The session "Mathematics of geophysical flows” aims at exploring these interdisciplinary research areas at the interface between mathematics, and geophysical fluid dynamics. We invite submission of contributions dealing with basic theoretical studies, numerical investigations, as well as data analysis. The main themes of the session are the following:
- Mathematical problems behind the numerical modeling of the atmosphere and ocean.
- Instabilities, fluctuations and predictability of turbulent flows.
- Variability, sensitivity and response properties of geophysical systems.
Session 5: Advances in analysis of continuous seismic and acoustic wavefields
Nikolai Shapiro (Laboratoire de Sismologie, Institut de Physique du Globe de Paris, France)
The session will discuss advances in analysis of continuous seismic records used to get information about the structure and processes in the Solid Earth and about its coupling to the Oceans and the Atmosphere. The considered topics include passive seismic interferometry and its application for the Earth’s imaging and monitoring, new methods for detection and classification of weak seismic sources such as small earthquakes and tremors, and origin of the ambient seismic noise. Contributions presenting observations, theory, and methods are welcomed. In particular, we welcome contributions dealing with:
- Noise-based seismic interferometry (imaging and monitoring).
- Physics of the ambient seismic/acoustic noise.
- Data mining: massive detection and classification of seismic sources.
Session 6: Dynamics of earthquakes and faults
Yehuda Ben-Zion (University of Southern California, USA)
This session will discuss advances in earthquake and fault dynamics that provide improved quantitative understanding of faulting phenomena in brittle materials. Key topics include localization of deformation and related transitions from ongoing small failure events to large earthquakes, relations between properties of fault zones, different modes of slip and spatio-temporal seismicity patterns, and improved estimates of regional and local seismic hazard. Presentations based on theory, experiments and observations are welcomed. In particular, we welcome contributions dealing with:
- Advances in analysis of seismic hazard and forecasting.
- Localization of brittle deformation (physics and observations).
- Spatio-temporal seismicity patterns (extent of universality, fault/region specific results).
Session 7: Computational Seismology and Geodynamics
Heiner Igel (Munich University, Germany)
Ana Ferreira (University College London)
Computational methods in both seismology and geodynamics continue to develop into central tools to analyze data, to build new structural models, understand earthquakes and the long-term evolution of the internal structure due to mantle convection. We invite contributions to any new developments in simulating seismic wavefields or mantle convection in the light of upcoming exascale facilities, new strategies in assessing the uncertainties of tomographic models and innovative methodologies (e.g., deep learning) for data analysis. In addition, we welcome efforts quantitatively combining distinct types of data and modeling across different scales and disciplines. In particular, we welcome contributions dealing with:
- On the road to Exascale: Strategies for computational seismology and geodynamics.

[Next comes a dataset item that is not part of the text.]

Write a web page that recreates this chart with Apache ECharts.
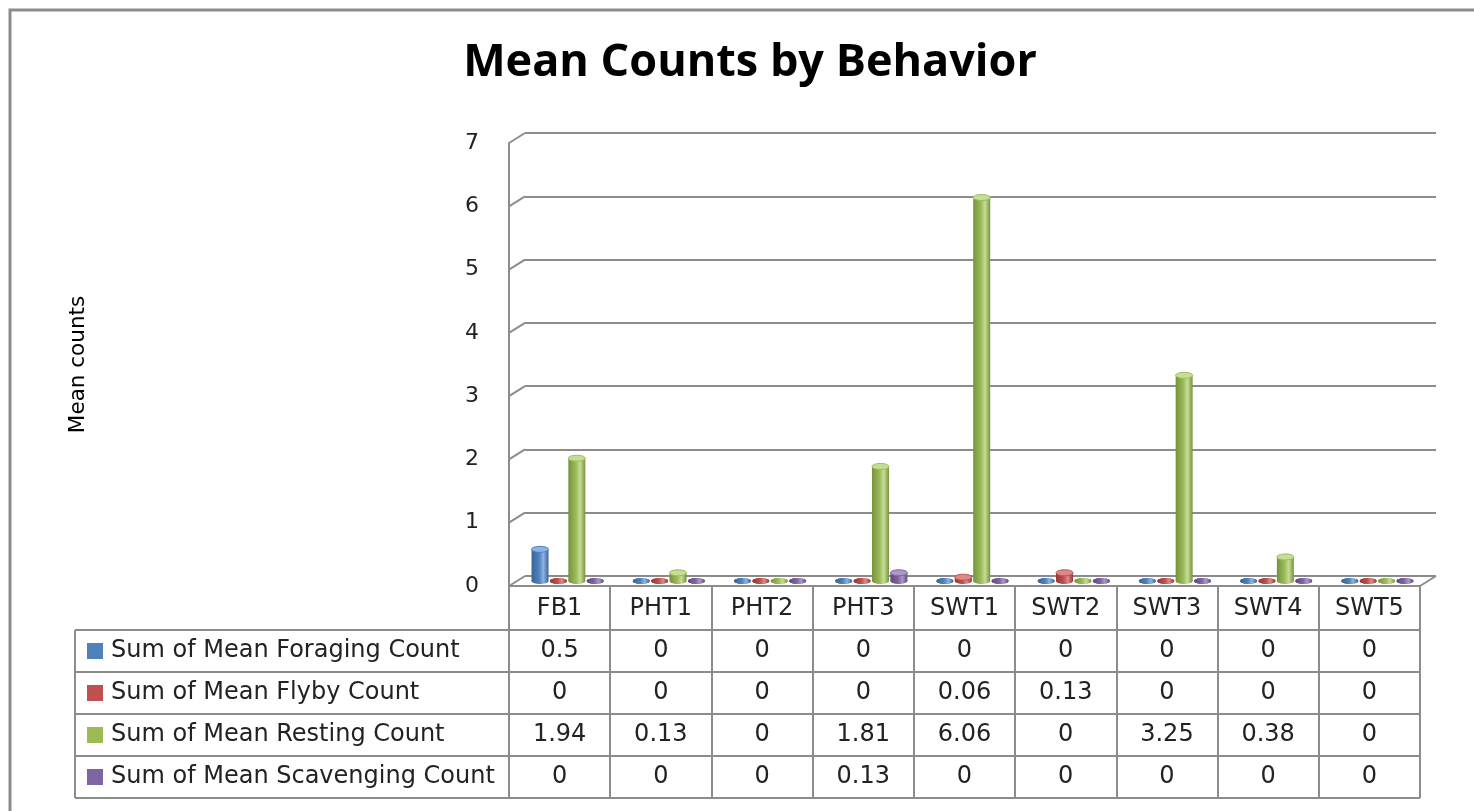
<!DOCTYPE html>
<html>
<head>
<meta charset="utf-8">
<script src="https://cdn.jsdelivr.net/npm/echarts@6/dist/echarts.min.js"></script>
<style>
html, body { margin: 0; padding: 0; background: #fff; }
#chart { width: 1474px; height: 811px; }
</style>
</head>
<body>
<div id="chart"></div>
<script>
// data
const categories = ['FB1', 'PHT1', 'PHT2', 'PHT3', 'SWT1', 'SWT2', 'SWT3', 'SWT4', 'SWT5'];
const seriesNames = ['Sum of Mean Foraging Count', 'Sum of Mean Flyby Count', 'Sum of Mean Resting Count', 'Sum of Mean Scavenging Count'];
const foraging = [0.5, 0, 0, 0, 0, 0, 0, 0, 0];
const flyby = [0, 0, 0, 0, 0.06, 0.13, 0, 0, 0];
const resting = [1.94, 0.13, 0, 1.81, 6.06, 0, 3.25, 0.38, 0];
const scavenging = [0, 0, 0, 0.13, 0, 0, 0, 0, 0];
const yTicks = [0, 1, 2, 3, 4, 5, 6, 7];

const allValues = [foraging, flyby, resting, scavenging];
// base, dark edge, light highlight
const palette = [
    ['#4F81BD', '#3a6496', '#8db3e2'],
    ['#C0504D', '#943634', '#dc8a88'],
    ['#9BBB59', '#76923c', '#c6dd96'],
    ['#8064A2', '#5f497a', '#ad97c9']
];

const FONT = 'DejaVu Sans';
const LINE = '#8c8c8c';
const DX = 16, DY = 10;          // 3D depth offset
const BAR_W = 17, STEP = 18.4;   // cylinder size
const PLOT_L = 509, PLOT_T = 143, PLOT_W = 911, PLOT_H = 443;
const TABLE_L = 75, ROW_H = 42, HEAD_TOP = 588;

const chart = echarts.init(document.getElementById('chart'));

// cylinder-ish 3D bars
function cylinder(si) {
    const c = palette[si];
    return function (params, api) {
        const ci = api.value(0);
        const v = api.value(1);
        const base = api.coord([ci, 0]);
        const top = api.coord([ci, v]);
        const cx = base[0] + (si - 1.5) * STEP + DX / 2;
        const yb = base[1] - DY / 2;
        const yt = top[1] - DY / 2;
        const rx = BAR_W / 2;
        const ry = 3;
        const grad = new echarts.graphic.LinearGradient(0, 0, 1, 0, [
            { offset: 0, color: c[1] },
            { offset: 0.45, color: c[0] },
            { offset: 0.7, color: c[2] },
            { offset: 1, color: c[1] }
        ]);
        return {
            type: 'group',
            children: [
                { type: 'ellipse', shape: { cx: cx, cy: yb, rx: rx, ry: ry }, style: { fill: grad } },
                { type: 'rect', shape: { x: cx - rx, y: yt, width: BAR_W, height: Math.max(0, yb - yt) }, style: { fill: grad } },
                { type: 'ellipse', shape: { cx: cx, cy: yt, rx: rx, ry: ry }, style: { fill: v > 0 ? c[2] : grad, stroke: v > 0 ? c[0] : null, lineWidth: 1 } }
            ]
        };
    };
}

// diagonal connectors from front axis to back wall
function connectors(params, api) {
    const y = api.coord([0, api.value(0)])[1];
    const x = params.coordSys.x;
    const lines = [{
        type: 'line',
        shape: { x1: x, y1: y, x2: x + DX, y2: y - DY },
        style: { stroke: LINE, lineWidth: 2 }
    }];
    if (api.value(0) === 0) {
        const xr = params.coordSys.x + params.coordSys.width;
        lines.push({
            type: 'line',
            shape: { x1: xr, y1: y, x2: xr + DX, y2: y - DY },
            style: { stroke: LINE, lineWidth: 2 }
        });
    }
    return { type: 'group', children: lines };
}

// table lines and legend keys
const graphics = [
    { type: 'rect', shape: { x: 10, y: 10, width: 1600, height: 900 }, style: { fill: null, stroke: LINE, lineWidth: 3 }, z: 0 },
    { type: 'text', x: 750, y: 63, style: { text: 'Mean Counts by Behavior', font: 'bold 45px "Open Sans"', fill: '#000', textAlign: 'center', textVerticalAlign: 'middle' } },
    { type: 'line', shape: { x1: TABLE_L, y1: HEAD_TOP + ROW_H, x2: TABLE_L, y2: HEAD_TOP + ROW_H * 5 }, style: { stroke: LINE, lineWidth: 2 } }
];
for (let r = 1; r <= 5; r++) {
    const y = HEAD_TOP + ROW_H * r;
    graphics.push({ type: 'line', shape: { x1: TABLE_L, y1: y, x2: PLOT_L + PLOT_W, y2: y }, style: { stroke: LINE, lineWidth: 2 } });
}
seriesNames.forEach(function (name, i) {
    const cy = HEAD_TOP + ROW_H * (i + 1) + ROW_H / 2;
    graphics.push({ type: 'rect', shape: { x: 87, y: cy - 8, width: 16, height: 16 }, style: { fill: palette[i][0] } });
    graphics.push({ type: 'text', x: 111, y: cy, style: { text: name, font: '24px "DejaVu Sans"', fill: '#222', textVerticalAlign: 'middle' } });
});

const option = {
    animation: false,
    textStyle: { fontFamily: FONT },
    grid: [
        { left: PLOT_L, top: PLOT_T, width: PLOT_W, height: PLOT_H },
        { left: PLOT_L + DX, top: PLOT_T - DY, width: PLOT_W, height: PLOT_H }
    ],
    xAxis: [{
        type: 'category',
        gridIndex: 0,
        data: categories,
        axisLine: { lineStyle: { color: LINE, width: 2 } },
        axisTick: { show: true, length: ROW_H * 5 + 2, interval: 0, lineStyle: { color: LINE, width: 2 } },
        axisLabel: {
            interval: 0,
            margin: 2,
            fontSize: 24,
            lineHeight: ROW_H,
            color: '#222',
            fontFamily: FONT,
            formatter: function (val, idx) {
                return [val].concat(allValues.map(function (s) { return s[idx]; })).join('\n');
            }
        }
    }, {
        type: 'category',
        gridIndex: 1,
        data: categories,
        show: false
    }],
    yAxis: [{
        type: 'value',
        gridIndex: 0,
        min: 0,
        max: 7,
        interval: 1,
        name: 'Mean counts',
        nameLocation: 'middle',
        nameRotate: 90,
        nameGap: 420,
        nameTextStyle: { fontSize: 21.5, color: '#000', fontFamily: FONT },
        axisLine: { show: true, lineStyle: { color: LINE, width: 2 } },
        axisTick: { show: false },
        axisLabel: { fontSize: 22, margin: 30, color: '#222', fontFamily: FONT },
        splitLine: { show: false }
    }, {
        type: 'value',
        gridIndex: 1,
        min: 0,
        max: 7,
        interval: 1,
        axisLine: { show: false },
        axisTick: { show: false },
        axisLabel: { show: false },
        splitLine: { show: true, lineStyle: { color: LINE, width: 2 } }
    }],
    series: [{
        type: 'custom',
        xAxisIndex: 0,
        yAxisIndex: 0,
        renderItem: connectors,
        data: yTicks.map(function (t) { return [t]; }),
        encode: { y: 0 },
        silent: true
    }].concat(allValues.map(function (vals, si) {
        return {
            type: 'custom',
            name: seriesNames[si],
            xAxisIndex: 0,
            yAxisIndex: 0,
            renderItem: cylinder(si),
            data: vals.map(function (v, i) { return [i, v]; }),
            encode: { x: 0, y: 1 },
            z: 5
        };
    })),
    graphic: graphics
};

chart.setOption(option);
</script>
</body>
</html>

- Is this blob real? How to get at uncertainties in imaging and beyond?
- Perspectives on multi-physics analyses of processes in the Earth’s interior.
Session 8: Statistical Learning in Geosciences
Sai Ravela (MIT, USA)
Ishanu Chattopadhyay (University of Chicago, USA)
Application of Machine Learning and Inference in the Geosciences presents multiple uniquely interesting and challenging issues. The session will focus on the leveraging big data; explore the situations when the dimensionality is high but the data is sparse; examine learning's role in characterization, prediction and predictability, abstraction and reduction, inverse problems and data assimilation, downscaling, parameterization and a number of related topics that have classically challenged the Geosciences. We will also go further looking at approaches to pattern discovery and inferring causal interactions between geophysical processes. New and recent results in statistical learning theory, as well as ongoing work, that address the broad problems described above is also of interest. In particular, we welcome contributions dealing with:
- Exploring the role of automated inference and learning in geosciences. How is ML different from other computational approaches?
- Specialized learning algorithms for leveraging big data in geosciences, and exploring the limits of event prediction capability.
- Using ML for characterization, prediction, abstraction, parameterization and deriving optimal solutions to decision problems.
- Automated pattern discovery in seismic and other geospatial event logs.
- Inferring causal interactions between geophysical processes.